Captives must be operated in compliance with (i) the Internal Revenue Code and its regulations; (ii) the statutes and regulators of the domicile where the insurance company has been established; and (iii) the home state of the insureds. The formation and ongoing management of a captive must be overseen by experienced professionals who understand the insurance, tax and legal aspects of the company. Operating a captive requires special skills that go far beyond the capabilities of small administrative service providers.

Working with a true turnkey service provider—who provides legal, tax, regulatory, insurance, actuarial, risk management and financial services—enables a business owner to offload the many moving parts of captive insurance planning to others. Success demands that the client be informed about what is needed to form and maintain a compliant captive. The client must identify and retain a provider who takes responsibility in writing for all federal, state and domicile regulatory issues.

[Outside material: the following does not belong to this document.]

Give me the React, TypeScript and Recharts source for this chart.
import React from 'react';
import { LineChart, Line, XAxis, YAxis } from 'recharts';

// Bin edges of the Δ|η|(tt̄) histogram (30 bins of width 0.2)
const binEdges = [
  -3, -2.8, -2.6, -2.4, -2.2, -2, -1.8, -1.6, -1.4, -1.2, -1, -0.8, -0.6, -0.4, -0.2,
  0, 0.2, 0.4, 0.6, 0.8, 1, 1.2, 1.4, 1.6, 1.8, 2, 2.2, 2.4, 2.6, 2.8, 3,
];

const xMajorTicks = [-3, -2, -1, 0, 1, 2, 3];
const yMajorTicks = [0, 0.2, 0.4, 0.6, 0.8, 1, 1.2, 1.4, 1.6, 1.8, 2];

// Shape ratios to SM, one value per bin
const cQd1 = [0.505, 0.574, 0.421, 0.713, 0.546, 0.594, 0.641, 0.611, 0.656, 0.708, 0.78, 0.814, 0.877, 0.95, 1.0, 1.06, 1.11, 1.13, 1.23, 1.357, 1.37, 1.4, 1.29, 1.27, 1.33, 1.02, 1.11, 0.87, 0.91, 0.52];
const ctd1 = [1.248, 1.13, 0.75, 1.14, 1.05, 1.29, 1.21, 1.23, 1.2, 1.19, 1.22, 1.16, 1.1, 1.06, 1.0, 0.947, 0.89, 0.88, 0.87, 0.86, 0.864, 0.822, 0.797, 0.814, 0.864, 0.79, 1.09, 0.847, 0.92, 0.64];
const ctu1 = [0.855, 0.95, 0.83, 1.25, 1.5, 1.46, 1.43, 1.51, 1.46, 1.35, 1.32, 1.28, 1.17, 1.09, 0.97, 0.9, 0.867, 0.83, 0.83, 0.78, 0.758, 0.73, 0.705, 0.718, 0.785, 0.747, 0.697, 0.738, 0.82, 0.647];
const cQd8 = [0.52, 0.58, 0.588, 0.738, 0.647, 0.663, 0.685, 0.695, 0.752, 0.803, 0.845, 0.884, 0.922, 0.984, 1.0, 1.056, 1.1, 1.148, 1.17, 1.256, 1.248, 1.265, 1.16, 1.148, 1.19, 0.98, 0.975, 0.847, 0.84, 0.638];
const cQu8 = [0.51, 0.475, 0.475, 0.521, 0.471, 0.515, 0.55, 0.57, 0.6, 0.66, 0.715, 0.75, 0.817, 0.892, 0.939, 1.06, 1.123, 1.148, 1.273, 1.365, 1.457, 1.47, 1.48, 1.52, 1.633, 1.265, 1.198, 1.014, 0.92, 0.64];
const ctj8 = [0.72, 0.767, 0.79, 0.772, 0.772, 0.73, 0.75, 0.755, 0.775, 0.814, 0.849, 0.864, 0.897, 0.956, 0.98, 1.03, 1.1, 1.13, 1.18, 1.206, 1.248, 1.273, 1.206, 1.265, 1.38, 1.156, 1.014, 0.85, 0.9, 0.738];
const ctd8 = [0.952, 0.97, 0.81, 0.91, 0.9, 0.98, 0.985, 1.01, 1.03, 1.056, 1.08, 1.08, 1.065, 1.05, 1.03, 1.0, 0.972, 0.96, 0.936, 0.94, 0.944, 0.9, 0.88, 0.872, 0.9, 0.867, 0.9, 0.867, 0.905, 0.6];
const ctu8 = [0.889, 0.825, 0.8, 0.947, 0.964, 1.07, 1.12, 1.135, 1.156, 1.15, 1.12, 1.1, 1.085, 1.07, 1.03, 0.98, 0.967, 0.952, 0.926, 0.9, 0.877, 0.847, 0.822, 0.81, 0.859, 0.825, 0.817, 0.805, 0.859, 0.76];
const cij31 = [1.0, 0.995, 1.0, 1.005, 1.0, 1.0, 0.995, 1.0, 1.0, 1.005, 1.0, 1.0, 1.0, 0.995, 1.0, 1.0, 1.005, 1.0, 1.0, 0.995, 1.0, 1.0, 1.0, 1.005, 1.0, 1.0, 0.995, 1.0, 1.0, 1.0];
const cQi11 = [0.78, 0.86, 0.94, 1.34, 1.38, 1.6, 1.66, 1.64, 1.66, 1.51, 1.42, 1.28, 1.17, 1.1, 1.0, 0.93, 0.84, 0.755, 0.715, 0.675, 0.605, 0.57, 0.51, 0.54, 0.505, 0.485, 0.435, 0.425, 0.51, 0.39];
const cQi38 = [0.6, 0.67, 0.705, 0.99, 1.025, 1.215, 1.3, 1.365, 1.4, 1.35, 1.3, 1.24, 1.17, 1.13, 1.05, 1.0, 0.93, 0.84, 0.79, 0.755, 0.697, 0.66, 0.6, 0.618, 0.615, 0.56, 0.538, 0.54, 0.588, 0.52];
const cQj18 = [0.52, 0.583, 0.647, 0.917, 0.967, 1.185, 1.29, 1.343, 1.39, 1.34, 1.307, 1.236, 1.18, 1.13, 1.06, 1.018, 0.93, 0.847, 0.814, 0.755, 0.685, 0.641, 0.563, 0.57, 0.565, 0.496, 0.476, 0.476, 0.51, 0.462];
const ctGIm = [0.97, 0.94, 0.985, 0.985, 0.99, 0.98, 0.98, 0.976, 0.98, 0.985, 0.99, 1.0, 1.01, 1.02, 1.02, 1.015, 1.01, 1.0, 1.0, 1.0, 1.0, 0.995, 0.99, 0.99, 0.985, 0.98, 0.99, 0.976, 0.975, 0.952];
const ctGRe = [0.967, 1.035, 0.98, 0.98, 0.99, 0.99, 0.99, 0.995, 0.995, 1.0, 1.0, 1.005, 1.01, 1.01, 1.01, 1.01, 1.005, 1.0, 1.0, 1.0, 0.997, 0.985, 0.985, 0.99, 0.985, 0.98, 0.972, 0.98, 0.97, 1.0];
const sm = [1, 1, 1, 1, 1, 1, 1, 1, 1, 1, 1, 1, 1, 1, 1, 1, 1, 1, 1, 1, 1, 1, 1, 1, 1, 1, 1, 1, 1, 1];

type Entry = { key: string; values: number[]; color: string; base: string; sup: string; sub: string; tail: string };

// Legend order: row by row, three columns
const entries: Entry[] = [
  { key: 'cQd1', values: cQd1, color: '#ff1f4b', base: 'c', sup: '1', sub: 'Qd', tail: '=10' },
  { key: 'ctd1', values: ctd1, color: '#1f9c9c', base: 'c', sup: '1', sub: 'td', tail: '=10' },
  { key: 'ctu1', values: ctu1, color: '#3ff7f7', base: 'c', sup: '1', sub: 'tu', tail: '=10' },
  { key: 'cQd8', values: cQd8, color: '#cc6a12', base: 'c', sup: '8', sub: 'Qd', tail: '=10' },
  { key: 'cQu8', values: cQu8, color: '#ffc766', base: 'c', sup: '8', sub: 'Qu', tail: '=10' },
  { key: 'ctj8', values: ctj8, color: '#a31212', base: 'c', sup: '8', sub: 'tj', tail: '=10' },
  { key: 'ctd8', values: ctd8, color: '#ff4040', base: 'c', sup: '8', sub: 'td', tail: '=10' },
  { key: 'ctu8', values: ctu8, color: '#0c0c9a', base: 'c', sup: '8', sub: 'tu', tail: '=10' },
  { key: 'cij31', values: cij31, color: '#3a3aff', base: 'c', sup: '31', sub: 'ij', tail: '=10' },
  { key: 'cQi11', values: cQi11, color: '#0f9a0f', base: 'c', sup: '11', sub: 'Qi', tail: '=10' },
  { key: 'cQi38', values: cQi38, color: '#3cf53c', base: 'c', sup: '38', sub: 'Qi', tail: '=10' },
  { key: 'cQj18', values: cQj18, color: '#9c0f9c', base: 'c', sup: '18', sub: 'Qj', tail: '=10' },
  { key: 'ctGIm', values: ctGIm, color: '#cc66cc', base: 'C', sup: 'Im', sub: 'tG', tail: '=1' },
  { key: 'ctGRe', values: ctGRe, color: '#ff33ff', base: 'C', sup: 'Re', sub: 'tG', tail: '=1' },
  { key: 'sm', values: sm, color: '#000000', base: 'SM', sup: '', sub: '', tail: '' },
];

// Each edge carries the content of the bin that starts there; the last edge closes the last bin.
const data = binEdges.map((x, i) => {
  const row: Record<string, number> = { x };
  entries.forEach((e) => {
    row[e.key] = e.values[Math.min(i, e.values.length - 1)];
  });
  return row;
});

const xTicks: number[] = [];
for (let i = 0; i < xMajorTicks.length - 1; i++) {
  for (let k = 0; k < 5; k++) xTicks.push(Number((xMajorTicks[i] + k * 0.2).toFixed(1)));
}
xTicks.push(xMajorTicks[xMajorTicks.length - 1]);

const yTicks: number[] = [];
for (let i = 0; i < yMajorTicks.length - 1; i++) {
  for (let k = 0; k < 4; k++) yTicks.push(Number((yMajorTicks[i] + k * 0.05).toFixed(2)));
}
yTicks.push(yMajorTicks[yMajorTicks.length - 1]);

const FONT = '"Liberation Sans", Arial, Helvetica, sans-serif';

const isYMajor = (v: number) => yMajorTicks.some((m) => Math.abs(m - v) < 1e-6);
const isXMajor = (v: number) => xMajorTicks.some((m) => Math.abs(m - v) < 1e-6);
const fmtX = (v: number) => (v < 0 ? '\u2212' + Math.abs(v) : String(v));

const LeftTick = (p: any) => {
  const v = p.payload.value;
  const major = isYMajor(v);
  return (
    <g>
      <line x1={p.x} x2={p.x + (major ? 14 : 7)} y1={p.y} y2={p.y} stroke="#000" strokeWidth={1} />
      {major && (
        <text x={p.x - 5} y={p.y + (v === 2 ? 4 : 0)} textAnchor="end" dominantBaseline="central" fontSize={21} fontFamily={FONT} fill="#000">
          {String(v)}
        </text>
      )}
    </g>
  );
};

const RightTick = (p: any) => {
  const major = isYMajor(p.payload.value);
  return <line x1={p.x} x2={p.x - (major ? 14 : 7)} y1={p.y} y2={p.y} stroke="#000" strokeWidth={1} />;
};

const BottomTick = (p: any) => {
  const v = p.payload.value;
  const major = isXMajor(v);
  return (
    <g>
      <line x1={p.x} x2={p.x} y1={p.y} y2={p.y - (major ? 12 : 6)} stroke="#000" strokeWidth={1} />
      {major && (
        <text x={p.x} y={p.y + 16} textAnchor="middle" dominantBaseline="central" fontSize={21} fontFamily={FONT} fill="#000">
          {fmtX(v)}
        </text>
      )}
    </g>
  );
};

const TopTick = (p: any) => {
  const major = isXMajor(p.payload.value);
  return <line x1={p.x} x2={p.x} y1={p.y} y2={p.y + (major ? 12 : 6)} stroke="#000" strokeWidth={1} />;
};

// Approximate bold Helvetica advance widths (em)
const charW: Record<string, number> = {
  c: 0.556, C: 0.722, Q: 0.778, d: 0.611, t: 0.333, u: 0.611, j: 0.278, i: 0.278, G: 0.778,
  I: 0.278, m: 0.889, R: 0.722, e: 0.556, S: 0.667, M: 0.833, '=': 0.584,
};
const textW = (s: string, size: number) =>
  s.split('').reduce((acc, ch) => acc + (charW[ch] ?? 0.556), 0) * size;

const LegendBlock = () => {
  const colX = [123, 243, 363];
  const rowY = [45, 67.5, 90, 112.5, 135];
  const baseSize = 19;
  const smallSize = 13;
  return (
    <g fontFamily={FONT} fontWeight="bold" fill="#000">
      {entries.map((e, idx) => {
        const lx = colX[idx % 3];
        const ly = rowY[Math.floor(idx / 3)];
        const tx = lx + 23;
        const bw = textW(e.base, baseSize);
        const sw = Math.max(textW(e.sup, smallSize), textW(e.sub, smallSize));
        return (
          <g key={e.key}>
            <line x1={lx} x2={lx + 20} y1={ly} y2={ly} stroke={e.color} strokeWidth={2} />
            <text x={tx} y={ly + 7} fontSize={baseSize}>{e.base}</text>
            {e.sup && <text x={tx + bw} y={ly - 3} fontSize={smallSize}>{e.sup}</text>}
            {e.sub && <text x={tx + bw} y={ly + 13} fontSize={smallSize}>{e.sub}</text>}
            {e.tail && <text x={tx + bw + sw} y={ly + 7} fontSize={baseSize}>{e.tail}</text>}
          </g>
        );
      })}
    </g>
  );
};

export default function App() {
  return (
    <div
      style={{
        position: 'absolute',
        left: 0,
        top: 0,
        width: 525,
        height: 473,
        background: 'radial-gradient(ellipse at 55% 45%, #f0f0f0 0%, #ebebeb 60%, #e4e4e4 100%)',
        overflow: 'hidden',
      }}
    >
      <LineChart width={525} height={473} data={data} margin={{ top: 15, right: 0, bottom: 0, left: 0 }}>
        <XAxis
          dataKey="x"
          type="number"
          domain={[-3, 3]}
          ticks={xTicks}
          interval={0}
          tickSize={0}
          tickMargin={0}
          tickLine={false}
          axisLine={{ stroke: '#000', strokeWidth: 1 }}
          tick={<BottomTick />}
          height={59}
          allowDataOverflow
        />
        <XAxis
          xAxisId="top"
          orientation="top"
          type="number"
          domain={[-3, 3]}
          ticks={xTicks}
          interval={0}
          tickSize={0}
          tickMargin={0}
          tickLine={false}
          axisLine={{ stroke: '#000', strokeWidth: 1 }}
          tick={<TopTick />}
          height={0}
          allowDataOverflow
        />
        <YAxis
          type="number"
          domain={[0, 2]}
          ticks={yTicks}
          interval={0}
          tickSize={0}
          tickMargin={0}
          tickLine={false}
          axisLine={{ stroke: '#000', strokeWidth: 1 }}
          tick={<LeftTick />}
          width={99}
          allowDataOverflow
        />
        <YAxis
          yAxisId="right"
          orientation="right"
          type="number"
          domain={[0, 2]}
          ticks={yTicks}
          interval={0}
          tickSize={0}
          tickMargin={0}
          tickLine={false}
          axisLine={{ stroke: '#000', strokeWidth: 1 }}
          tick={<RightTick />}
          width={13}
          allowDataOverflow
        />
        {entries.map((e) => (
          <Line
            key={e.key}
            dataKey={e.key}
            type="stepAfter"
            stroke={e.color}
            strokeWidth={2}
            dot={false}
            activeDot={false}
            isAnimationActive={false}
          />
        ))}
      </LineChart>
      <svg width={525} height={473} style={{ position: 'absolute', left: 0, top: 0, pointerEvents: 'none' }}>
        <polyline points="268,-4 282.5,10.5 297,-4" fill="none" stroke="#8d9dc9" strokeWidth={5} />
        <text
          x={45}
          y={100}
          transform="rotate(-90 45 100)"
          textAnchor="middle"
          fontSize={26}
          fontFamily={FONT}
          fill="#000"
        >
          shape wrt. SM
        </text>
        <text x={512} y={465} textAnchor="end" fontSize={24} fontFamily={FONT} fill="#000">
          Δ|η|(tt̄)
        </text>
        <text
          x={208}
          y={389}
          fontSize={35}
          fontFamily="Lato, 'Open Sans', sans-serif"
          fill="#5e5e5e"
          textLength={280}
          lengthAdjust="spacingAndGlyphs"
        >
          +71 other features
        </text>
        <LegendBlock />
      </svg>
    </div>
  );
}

The typical red flag is the client’s lack of a contractual agreement with the professional team that will be called on to deliver all the alleged services to be provided. Also, they typically do not have access to experienced legal support in order to handle the complex legal matters associated with captive insurance planning or the possibility of an audit by the insurance or tax regulators. A true interdisciplinary skillset is needed to carry out the formation and effective support of the captive. It is a business owner’s obligation to separate the amateurs from the professionals and rise above the fray.

The right domicile is also a contributing factor. Captives must operate in a regulatory environment that is both efficient and effective. Attributes of a compliant domicile include responsiveness, cost-efficiency, and expertise with the middle market. Some US-based domiciles work mainly with larger enterprises and aim to drive tax revenues to the state and boost tourism dollars from directors’ meetings, bank accounts, auditors or other services that must be bought locally. Middle market business owners often find these domiciles inhospitable given their desire for cost-effective, efficiently provided services.

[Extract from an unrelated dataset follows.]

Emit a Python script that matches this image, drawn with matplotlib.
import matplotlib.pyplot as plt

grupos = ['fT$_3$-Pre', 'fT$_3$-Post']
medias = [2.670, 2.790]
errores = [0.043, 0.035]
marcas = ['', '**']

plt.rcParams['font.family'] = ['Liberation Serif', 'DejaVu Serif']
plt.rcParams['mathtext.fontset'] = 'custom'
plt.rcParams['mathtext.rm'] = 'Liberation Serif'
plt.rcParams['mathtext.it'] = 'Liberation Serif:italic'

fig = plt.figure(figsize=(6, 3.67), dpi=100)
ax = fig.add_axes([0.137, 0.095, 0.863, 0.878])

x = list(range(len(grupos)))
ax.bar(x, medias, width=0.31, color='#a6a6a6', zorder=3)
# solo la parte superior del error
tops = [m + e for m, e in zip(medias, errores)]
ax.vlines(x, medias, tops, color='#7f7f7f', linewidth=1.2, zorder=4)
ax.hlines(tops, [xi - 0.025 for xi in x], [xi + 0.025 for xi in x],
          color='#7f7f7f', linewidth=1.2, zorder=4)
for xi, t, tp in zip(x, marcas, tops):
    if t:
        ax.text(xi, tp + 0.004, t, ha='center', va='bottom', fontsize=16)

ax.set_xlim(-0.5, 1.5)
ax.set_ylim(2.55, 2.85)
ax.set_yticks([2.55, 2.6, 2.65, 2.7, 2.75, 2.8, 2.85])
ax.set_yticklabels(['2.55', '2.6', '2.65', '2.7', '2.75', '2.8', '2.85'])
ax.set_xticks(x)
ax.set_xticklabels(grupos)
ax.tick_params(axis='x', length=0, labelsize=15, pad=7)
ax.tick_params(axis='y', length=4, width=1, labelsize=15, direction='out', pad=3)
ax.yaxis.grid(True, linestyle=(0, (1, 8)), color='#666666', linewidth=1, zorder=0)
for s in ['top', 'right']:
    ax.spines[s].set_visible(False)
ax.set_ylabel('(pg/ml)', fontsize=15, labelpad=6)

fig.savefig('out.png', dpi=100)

The true benefits of captive insurance

The popularity of captive insurance planning as an alternative risk management tool is due in part to the ancillary benefits it provides. Property and casualty insurance premiums that are paid to a captive are fully deductible to the insured as its ordinary and necessary business expenses. If the captive is properly set up with appropriate premiums throughout, is fully compliant, and includes policies that fall within the parameters of commercial reasonableness, the captive’s premiums are taxed at attractive rates—as low as zero percent.

Operating businesses are allowed to deduct losses only as they occur. In contrast, insurance companies are unique in that they are able to deduct loss reserves based on a past claims experience. However, for US C-corporations under Section 831b of the Internal Revenue Code where annual premiums are less than $1.2 million, premium revenue may be tax-exempt. With a captive insurance arrangement, those premiums are available to fund losses during the coverage period, or in the event that losses are lower than expected, the profits can be distributed to the captive’s owners at advantageous tax rates.

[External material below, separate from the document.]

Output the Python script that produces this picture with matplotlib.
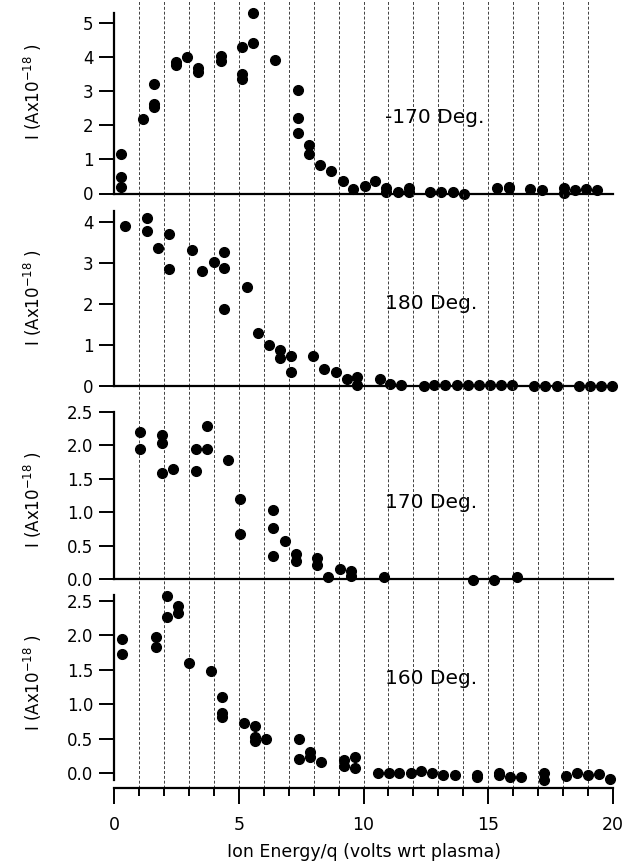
import numpy as np
import matplotlib
matplotlib.use("Agg")
import matplotlib.pyplot as plt
from matplotlib.ticker import MultipleLocator, FormatStrFormatter

# -170 deg
x1 = [0.26, 0.26, 0.26, 1.14, 1.58, 1.58, 1.58, 2.48, 2.48, 2.91, 3.35, 3.35,
      4.27, 4.27, 5.14, 5.14, 5.14, 5.56, 5.56, 6.44, 7.38, 7.38, 7.38, 7.81,
      7.81, 8.26, 8.69, 9.16, 9.57, 10.04, 10.47, 10.91, 10.91, 11.37, 11.81,
      11.81, 12.68, 13.12, 13.57, 14.04, 15.36, 15.82, 15.82, 16.69, 17.16,
      18.03, 18.03, 18.47, 18.93, 19.37]
y1 = [1.16, 0.49, 0.18, 2.18, 3.22, 2.63, 2.53, 3.86, 3.76, 4.0, 3.70, 3.58,
      4.04, 3.88, 4.31, 3.51, 3.37, 5.29, 4.41, 3.93, 3.05, 2.23, 1.79, 1.42,
      1.16, 0.84, 0.67, 0.37, 0.14, 0.23, 0.37, 0.17, 0.03, 0.03, 0.15,
      0.05, 0.05, 0.05, 0.05, 0.0, 0.15, 0.2, 0.15, 0.13, 0.1,
      0.17, 0.02, 0.1, 0.14, 0.1]

# 180 deg
x2 = [0.43, 1.31, 1.31, 1.74, 2.21, 2.21, 3.11, 3.52, 3.99, 4.39, 4.39, 4.39,
      5.32, 5.76, 6.21, 6.63, 6.63, 7.10, 7.10, 7.99, 8.43, 8.88, 9.32, 9.75,
      9.75, 10.67, 11.07, 11.5, 12.41, 12.84, 13.28, 13.75, 14.18, 14.62,
      15.06, 15.51, 15.96, 16.83, 17.27, 17.77, 18.63, 19.1, 19.53, 19.97]
y2 = [3.90, 4.10, 3.77, 3.35, 3.71, 2.85, 3.30, 2.79, 3.01, 3.25, 2.86, 1.87,
      2.41, 1.28, 1.0, 0.88, 0.67, 0.73, 0.33, 0.73, 0.41, 0.33, 0.18, 0.22,
      0.02, 0.16, 0.04, 0.02, 0.0, 0.02, 0.02, 0.02, 0.02, 0.02,
      0.02, 0.02, 0.02, -0.01, -0.01, 0.0, -0.01, -0.01, -0.01, -0.01]

# 170 deg
x3 = [1.03, 1.03, 1.93, 1.93, 1.93, 2.34, 3.27, 3.27, 3.70, 3.70, 4.58, 5.05,
      5.05, 6.37, 6.37, 6.37, 6.83, 7.28, 7.28, 8.15, 8.15, 8.59, 9.04, 9.49,
      9.49, 10.83, 14.38, 15.25, 16.16]
y3 = [2.20, 1.94, 2.16, 2.04, 1.59, 1.65, 1.95, 1.62, 2.29, 1.95, 1.78, 1.19,
      0.67, 1.03, 0.76, 0.35, 0.57, 0.37, 0.27, 0.32, 0.21, 0.03, 0.15, 0.12,
      0.05, 0.03, -0.01, -0.01, 0.03]

# 160 deg
x4 = [0.30, 0.30, 1.66, 1.66, 2.12, 2.12, 2.55, 2.55, 2.99, 3.88, 4.33, 4.33,
      4.33, 5.21, 5.65, 5.65, 5.65, 6.09, 7.42, 7.42, 7.87, 7.87, 8.30, 9.22,
      9.22, 9.67, 9.67, 10.56, 11.03, 11.43, 11.9, 12.3, 12.75, 13.19, 13.65,
      14.55, 14.55, 15.45, 15.45, 15.89, 16.33, 17.23, 17.23, 18.13, 18.57,
      19.01, 19.45, 19.9]
y4 = [1.95, 1.73, 1.98, 1.83, 2.57, 2.27, 2.43, 2.33, 1.60, 1.48, 1.11, 0.88,
      0.82, 0.73, 0.69, 0.52, 0.47, 0.50, 0.49, 0.21, 0.31, 0.23, 0.17, 0.19,
      0.10, 0.24, 0.08, 0.01, 0.01, 0.01, 0.01, 0.03, 0.0, -0.02, -0.02,
      -0.02, -0.05, 0.01, -0.03, -0.06, -0.06, 0.0, -0.09, -0.04, 0.0,
      -0.02, -0.01, -0.08]

xs = [x1, x2, x3, x4]
ys = [y1, y2, y3, y4]
labels = ["-170 Deg.", "180 Deg.", "170 Deg.", "160 Deg."]
label_y = [2.22, 2.01, 1.15, 1.38]

fig = plt.figure(figsize=(6.25, 8.61), dpi=100)
H = 861.0
left, width = 114.3 / 625, 498.5 / 625

# (top px, bottom px, ylim, spine bounds, tick step, label centre px)
panels = [
    (0, 193.5, (0, 5.684), (0, 5.31), 1.0, 92),
    (193.5, 386, (0, 4.684), (0, 4.26), 1.0, 298),
    (386, 579, (0, 2.885), (0, 2.5), 0.5, 500),
    (579, 788, (-0.213, 2.816), (-0.1, 2.584), 0.5, 683),
]

for i, (top, bot, ylim, bounds, step, lab_px) in enumerate(panels):
    ax = fig.add_axes([left, (H - bot) / H, width, (bot - top) / H])
    ax.patch.set_visible(False)  # let dots near zero spill over the next panel
    ax.plot(xs[i], ys[i], 'o', color='black', ms=7, clip_on=False, zorder=3)
    ax.set_xlim(0, 20)
    ax.set_ylim(*ylim)
    for s in ['top', 'right']:
        ax.spines[s].set_visible(False)
    ax.spines['left'].set_bounds(*bounds)
    ax.spines['left'].set_linewidth(1.6)
    ax.spines['bottom'].set_linewidth(1.6)
    ax.yaxis.set_major_locator(MultipleLocator(step))
    if step < 1:
        ax.yaxis.set_major_formatter(FormatStrFormatter('%.1f'))
    ax.set_yticks([t for t in np.arange(0, bounds[1] + 1e-6, step)])
    ax.tick_params(axis='y', direction='out', length=11, width=1.4, pad=4,
                   labelsize=12)
    ax.set_ylabel('I (Ax10$^{-18}$ )', fontsize=12)
    ax.yaxis.set_label_coords(-0.142, (bot - lab_px) / (bot - top))

    # vertical dashed grid at every volt
    for g in range(1, 21):
        ax.axvline(g, color='0.25', lw=0.7, ls=(0, (3, 2)), zorder=0)

    if i < 3:
        ax.set_xticks([])
    else:
        ax.xaxis.set_major_locator(MultipleLocator(5))
        ax.xaxis.set_minor_locator(MultipleLocator(1))
        ax.tick_params(axis='x', which='major', direction='out', length=11.5,
                       width=1.4, pad=9, labelsize=12.5)
        ax.tick_params(axis='x', which='minor', direction='out', length=5.8,
                       width=1.4)
        ax.set_xlabel('Ion Energy/q (volts wrt plasma)', fontsize=12.5,
                      labelpad=6)

    ax.text(10.87, label_y[i], labels[i], fontsize=14.5, ha='left',
            va='center')

fig.savefig('out.png', dpi=100)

Another significant advantage of the captive arrangement is the avoidance of the inevitable claim denial. Conventional insurers may legitimately deny a claim due to exclusions or on an arbitrary basis. Often legitimate claims are denied, necessitating an insured’s suing the insurer to recover on the insurance coverage obtained, even in the case of a bona fide claim. Businesses are then compelled to sue their insurance companies to recover unpaid claims. In contrast, claims administration via a captive can be much more timely and legitimate, with wrongful claim denials a thing of the past.

The benefits associated with captive insurance—including estate planning, asset protection, tax efficiencies, and custom-made coverages—are now an option for mid-market companies. Wise business owners will take advantage of the resulting opportunity.

Stewart Feldman is Capstone’s CEO and general counsel.